Post by IamLEAM1983 »

A year ago, XCOM : Enemy Unknown introduced me to the painful world of building a team of elite soldiers and losing them to a Muton's insultingly accurate grenade throw. I'm one of those who also happened to miss out on the MS-DOS Torture Porn simulators which were the original XCOM titles, what with their berjillion individual mechanics and Skyrangers packed with fifteen bits of cannon fodder. This year, and in only a few short hours, XCOM : Enemy Within managed to do right by its new Firaxis roots, while also providing little old sucky me with a sizable edge in the fight against the aliens.
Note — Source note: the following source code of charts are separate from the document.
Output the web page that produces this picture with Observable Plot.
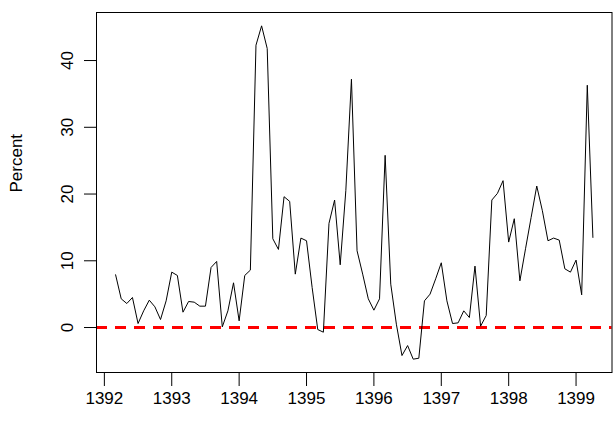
<!DOCTYPE html>
<html><head><meta charset="utf-8">
<script src="https://cdn.jsdelivr.net/npm/d3@7"></script>
<script src="https://cdn.jsdelivr.net/npm/@observablehq/plot@0.6"></script>
<style>body{margin:0;background:#fff;overflow:hidden;}</style>
</head><body><div id="chart"></div>
<script>
// Monthly series, starting at month 3 of 1392
const startYear = 1392;
const startMonth = 3;
const values = [
  7.9, 4.3, 3.6, 4.5, 0.6, 2.5, 4.1, 3.1, 1.2, 4.0,
  8.3, 7.8, 2.3, 3.9, 3.8, 3.2, 3.2, 9.0, 9.9, 0.1,
  2.5, 6.7, 1.0, 7.8, 8.6, 42.3, 45.2, 41.8, 13.3, 11.7,
  19.6, 18.9, 8.0, 13.4, 13.0, 6.0, -0.3, -0.7, 15.6, 19.1,
  9.4, 20.5, 37.2, 11.5, 8.0, 4.3, 2.6, 4.3, 25.8, 6.5,
  0.5, -4.2, -2.7, -4.74, -4.6, 4.0, 5.0, 7.3, 9.7, 4.0,
  0.6, 0.7, 2.5, 1.5, 9.2, 0.2, 1.8, 19.1, 20.1, 22.0,
  12.8, 16.3, 7.0, 11.8, 16.5, 21.2, 17.5, 13.0, 13.4, 13.1,
  8.8, 8.3, 10.1, 4.9, 36.3, 13.5
];
const xTicks = [1392, 1393, 1394, 1395, 1396, 1397, 1398, 1399];
const yTicks = [0, 10, 20, 30, 40];
const refLine = [0];
const yLabel = "Percent";

const data = values.map((v, i) => ({t: startYear + (startMonth - 1 + i) / 12, v}));
const t0 = data[0].t, t1 = data[data.length - 1].t;
const vmin = d3.min(values), vmax = d3.max(values);
const px = 0.04 * (t1 - t0), py = 0.04 * (vmax - vmin);

const chart = Plot.plot({
  width: 613,
  height: 425,
  marginLeft: 96,
  marginRight: 1.5,
  marginTop: 12,
  marginBottom: 53,
  x: {domain: [t0 - px, t1 + px]},
  y: {domain: [vmin - py, vmax + py]},
  style: {fontFamily: "'Liberation Sans', Arial, sans-serif", fontSize: "17px", color: "#000", background: "#fff"},
  marks: [
    Plot.ruleY(refLine, {stroke: "#ff0000", strokeWidth: 3, strokeDasharray: "11,8"}),
    Plot.lineY(data, {x: "t", y: "v", stroke: "#000", strokeWidth: 1}),
    Plot.frame({stroke: "#000", strokeWidth: 1}),
    Plot.axisX({ticks: xTicks, tickFormat: d => String(d), tickSize: 14, tickPadding: 5, label: null, fontSize: 17}),
    Plot.axisY({ticks: yTicks, tickSize: 12, tickRotate: -90, tickPadding: 12, label: null, fontSize: 17}),
    Plot.text([yLabel], {frameAnchor: "left", dx: -80, rotate: -90, fontSize: 17, text: d => d})
  ]
});
document.getElementById("chart").appendChild(chart);
</script>
</body></html>
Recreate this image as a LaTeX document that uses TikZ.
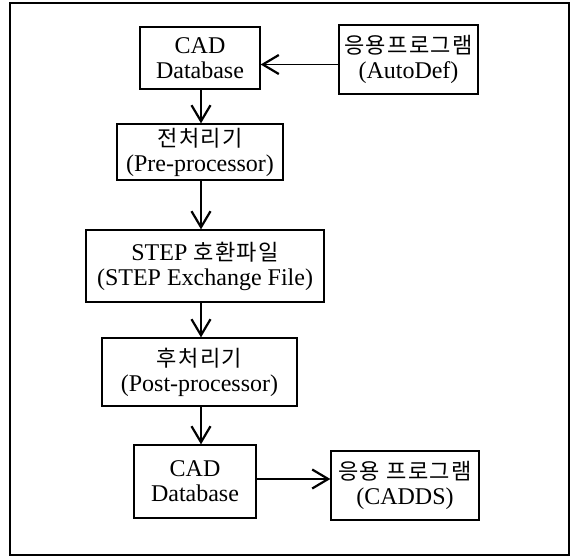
\documentclass[tikz,border=0pt]{standalone}
\usepackage{fontspec}
\setmainfont{Liberation Serif}
\newfontfamily\kr{Noto Sans CJK KR}[Scale=0.92, LetterSpace=6]
\usetikzlibrary{arrows.meta}

\begin{document}
\begin{tikzpicture}[x=1pt, y=-1pt,
		blk/.style={draw, line width=1.3pt, inner sep=0pt, align=center, font=\fontsize{24}{25}\selectfont},
		flow/.style={line width=1.2pt, -{Straight Barb[length=16pt,width=19pt,line width=2.2pt]}}]
		\useasboundingbox (0,0) rectangle (573,557);
		\draw[line width=1.1pt] (10,3) rectangle (569,555);
		
		% blocks
		\node[blk, minimum width=120pt, minimum height=62pt] (cadA) at (200,58) {CAD\\Database};
		\node[blk, minimum width=139pt, minimum height=69pt] (appA) at (408.5,59.5) {{\kr 응용프로그램}\\(AutoDef)};
		\node[blk, minimum width=166pt, minimum height=56pt] (pre) at (200,152) {{\kr 전처리기}\\(Pre-processor)};
		\node[blk, minimum width=238pt, minimum height=72pt] (stp) at (205,266) {STEP {\kr 호환파일}\\(STEP Exchange File)};
		\node[blk, minimum width=195pt, minimum height=68pt] (post) at (199.5,372) {{\kr 후처리기}\\(Post-processor)};
		\node[blk, minimum width=122pt, minimum height=73pt] (cadB) at (195,481.5) {CAD\\Database};
		\node[blk, minimum width=148pt, minimum height=69pt] (appB) at (405,485.5) {{\kr 응용 프로그램}\\(CADDS)};
		
		% arrows
		\coordinate (spine) at (201,0);
		\foreach \a/\b in {cadA/pre, pre/stp, stp/post, post/cadB}
		{
			\draw[flow] (\a.south -| spine) -- (\b.north -| spine);
		}
		\draw[flow] ([yshift=-5pt]appA.west) -- ([yshift=-5pt]appA.west -| cadA.east);
		\draw[flow] (cadB.east |- 0,479) -- (appB.west |- 0,479);
	\end{tikzpicture}
\end{document}
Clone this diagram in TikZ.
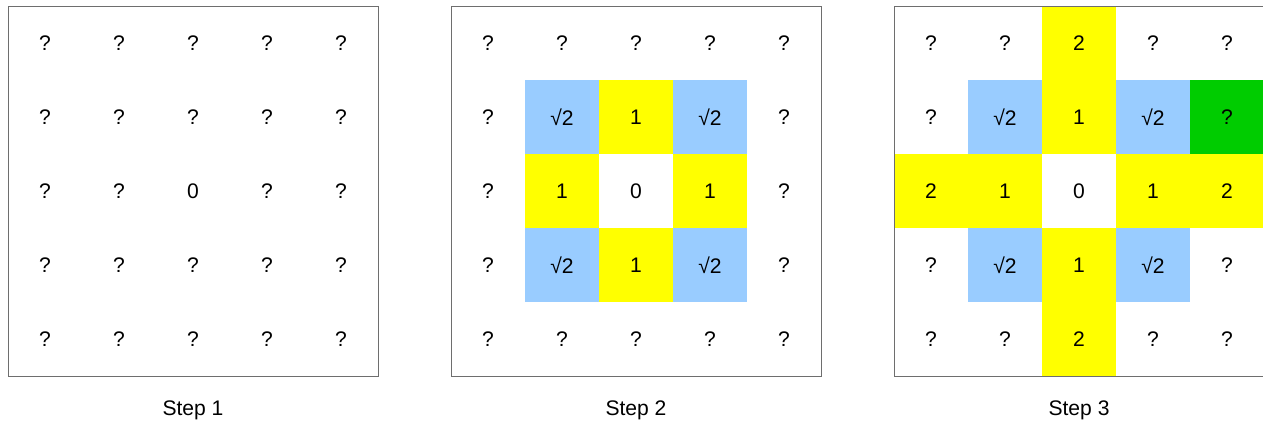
\documentclass[tikz,border=0pt]{standalone}
\usepackage{fontspec}
\setmainfont{Liberation Sans}
\usetikzlibrary{positioning, calc}
\definecolor{cellblue}{RGB}{153, 204, 255}
\definecolor{cellyellow}{RGB}{255, 255, 0}
\definecolor{cellgreen}{RGB}{0, 204, 0}
\definecolor{framegray}{RGB}{110, 110, 110}

\begin{document}
\begin{tikzpicture}[
    frame/.style={rectangle, draw=none, minimum size=7.4cm, inner sep=0pt, outer sep=0pt},
    cell/.style={rectangle, minimum size=1.48cm, inner sep=0pt, font=\fontsize{12}{14}\selectfont},
    steplabel/.style={font=\fontsize{12}{14}\selectfont}
]
\useasboundingbox (0,0) rectangle (25.26,-8.44);

% Frames
\node[frame, anchor=north west] (f1) at (0.16,-0.12) {};
\node[frame, right=1.46cm of f1] (f2) {};
\node[frame, right=1.46cm of f2] (f3) {};

% Step 1
\foreach [count=\i from 0] \t/\f in {?/none,?/none,?/none,?/none,?/none,
    ?/none,?/none,?/none,?/none,?/none,
    ?/none,?/none,0/none,?/none,?/none,
    ?/none,?/none,?/none,?/none,?/none,
    ?/none,?/none,?/none,?/none,?/none} {
  \pgfmathtruncatemacro\r{div(\i,5)}
  \pgfmathtruncatemacro\c{mod(\i,5)}
  \node[cell, fill=\f] (a-\r-\c) at ($(f1.north west)+(\c*1.48+0.74,-\r*1.48-0.74)$) {\t};
}

% Step 2
\foreach [count=\i from 0] \t/\f in {?/none,?/none,?/none,?/none,?/none,
    ?/none,√2/cellblue,1/cellyellow,√2/cellblue,?/none,
    ?/none,1/cellyellow,0/none,1/cellyellow,?/none,
    ?/none,√2/cellblue,1/cellyellow,√2/cellblue,?/none,
    ?/none,?/none,?/none,?/none,?/none} {
  \pgfmathtruncatemacro\r{div(\i,5)}
  \pgfmathtruncatemacro\c{mod(\i,5)}
  \node[cell, fill=\f] (b-\r-\c) at ($(f2.north west)+(\c*1.48+0.74,-\r*1.48-0.74)$) {\t};
}

% Step 3
\foreach [count=\i from 0] \t/\f in {?/none,?/none,2/cellyellow,?/none,?/none,
    ?/none,√2/cellblue,1/cellyellow,√2/cellblue,?/cellgreen,
    2/cellyellow,1/cellyellow,0/none,1/cellyellow,2/cellyellow,
    ?/none,√2/cellblue,1/cellyellow,√2/cellblue,?/none,
    ?/none,?/none,2/cellyellow,?/none,?/none} {
  \pgfmathtruncatemacro\r{div(\i,5)}
  \pgfmathtruncatemacro\c{mod(\i,5)}
  \node[cell, fill=\f] (c-\r-\c) at ($(f3.north west)+(\c*1.48+0.74,-\r*1.48-0.74)$) {\t};
}

% Borders over the fills
\foreach \n in {f1,f2,f3}
  \draw[framegray, line width=0.5pt] (\n.north west) rectangle (\n.south east);

% Captions
\node[steplabel] (s1) at ($(f1.south)+(0,-0.68)$) {Step 1};
\node[steplabel] (s2) at ($(f2.south)+(0,-0.68)$) {Step 2};
\node[steplabel] (s3) at ($(f3.south)+(0,-0.68)$) {Step 3};

\end{tikzpicture}
\end{document}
Let's do this quick, shall we?

Enemy Unknown was, and obviously still is, a relatively unforgiving strategy game. Think “Chess with Guns”, but with base-building and research segments tossed in. You start out with a bunch of borderline-naked soldiers and crappy pea-shooters, and are tasked with felling the alien menace and turning their mangled corpses and salvaged tech into additional tools and perks to turn the tide of war and ultimately save the day. As you can expect, most of the core game was an uphill battle, followed with a sort of victory blitz that had you mess around with an unstoppable team of elites. Your surviving Squaddies would eventually become borderline posthuman killing machines, depending on the XCOM Project's developed tools and gear in order to bypass Humanity's core weaknesses. With the “expandalone” offered by Enemy Within, this is made all the more obvious. It's the same Roland Emmerich-worthy plot, overall, spiced up with a few added strategic options.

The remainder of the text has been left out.